Harry, Sebastian et Eduardo ont au moins deux choses en commun: leurs pères ont été tués par les Farc et aujourd’hui, ils s’apprêtent à voter «oui» au référendum bientôt organisé en Colombie pour approuver l’accord de paix avec cette guérilla.
Sebastian Echeverry avait quatre ans en 2002 quand son père, qui était député du département de la Vallée du Cauca, a été enlevé par les Forces armées révolutionnaires de Colombie (Farc, marxistes), la principale guérilla du pays. Les cinq années suivantes, il a suivi, angoissé, les preuves montrant qu’il était en vie qui parvenaient de lui, jusqu’à la terrible nouvelle : Ramiro avait été assassiné, ainsi que dix autres députés. Des meurtres pour lesquels les Farc ont présenté leurs excuses il y a quelques jours, reconnaissant que c’était «absurde» et «honteux».
«J’ai eu une enfance totalement différente, étrange, dans laquelle je ne me souviens pas de beaucoup de couleurs ou d’amis, mais plutôt de manifestations interminables, je me rappelle qu’on m’enregistrait en train de dire des choses à mon papa, car c’est comme ça qu’on communiquait avec lui», raconte à l’AFP Sebastian, un étudiant de 19 ans. S’il s’était juré un jour de venger la mort de son père, il a désormais transformé cette douleur en pardon et milite pour le «oui» dans la campagne pour le référendum du 2 octobre prochain, quand les Colombiens devront se prononcer sur l’accord de paix définitif entre la guérilla et le gouvernement du président Juan Manuel Santos.
«Le +oui+ au référendum, c’est tout simplement parce que j’ai découvert que quand on pardonne et qu’on ne regarde pas vers le passé, on tourne la page, on se rend compte qu’on est une meilleure personne, qu’on est capable de construire», confie le jeune homme. Sebastian a participé mercredi à Bogota à l’officialisation du mouvement «Oui bien sûr», qui regroupe militants pour la paix et victimes du conflit armé pour promouvoir l’approbation de l’accord de paix. Là, il a retrouvé d’autres Colombiens ayant vécu une histoire similaire à la sienne, comme Harry Gonzalez, coprésident de la Commission de la Paix de la Chambre des représentants du Congrès, et Eduardo Bejarano, fils de l’ancien conseiller du gouvernement sur les questions liées à la paix Jesus Antonio Bejarano.

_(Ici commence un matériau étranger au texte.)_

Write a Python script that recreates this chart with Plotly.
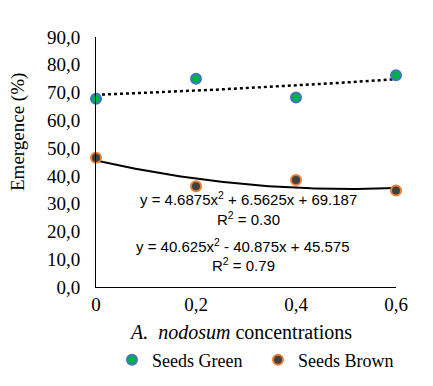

«Epanouissement spirituel»
Avec des drapeaux blancs affichant le «oui» et le mot «pardon» dans leurs bouches, ils ont demandé à la population de se rendre aux urnes pour en finir avec le plus vieux conflit armé d’Amérique latine : en plus d’un demi-siècle, guérillas, paramilitaires et agents de l’Etat se sont affrontés, laissant un triste bilan de plus de 260.000 morts, 45.000 disparus et 6,9 millions de personnes déplacées.
«Le pardon est quelque chose de très personnel pour chaque victime, cela relève de son intimité, et c’est pour ça qu’il faut trouver d’autres motivations : dans mon cas, ma grande motivation est de chercher à ce qu’il n’y ait plus de victimes du conflit armé en Colombie», dit Harry, dont le père a été assassiné par les Farc en 1996. Aujourd’hui âgé de 38 ans, il raconte que son père, Jesus Angel Gonzalez, était le gouverneur de Caqueta (sud) quand la guérilla l’a tué dans le cadre de sa campagne «contre les dirigeants du parti libéral» dans la région, qui a frappé aussi des députés et des conseilleurs municipaux. Eduardo Bejarano, 44 ans, a vécu le même drame. En 1999, les Farc auraient tué d’une balle dans la tête son père, universitaire de gauche qui avait travaillé comme conseiller pour la paix du gouvernement de César Gaviria (1990-1994). Un crime qui n’a toutefois pas été résolu, la justice étudiant encore plusieurs hypothèses sur son auteur.
«On ne pardonne pas pour les Farc», estime-t-il. «Moi je ne pardonne pas pour qu’ils se libèrent d’une culpabilité, je pardonne parce que c’est nécessaire pour moi, pour mon épanouissement spirituel». Mais «un jour viendra le moment où les Farc diront la vérité au pays sur de nombreux morts», prédit-il. Avant le référendum, gouvernement et guérilla signeront le 26 septembre, à Carthagène des Indes, sur la côte caraïbe, les accords de paix définitifs, résultat de près de quatre ans de négociations à Cuba.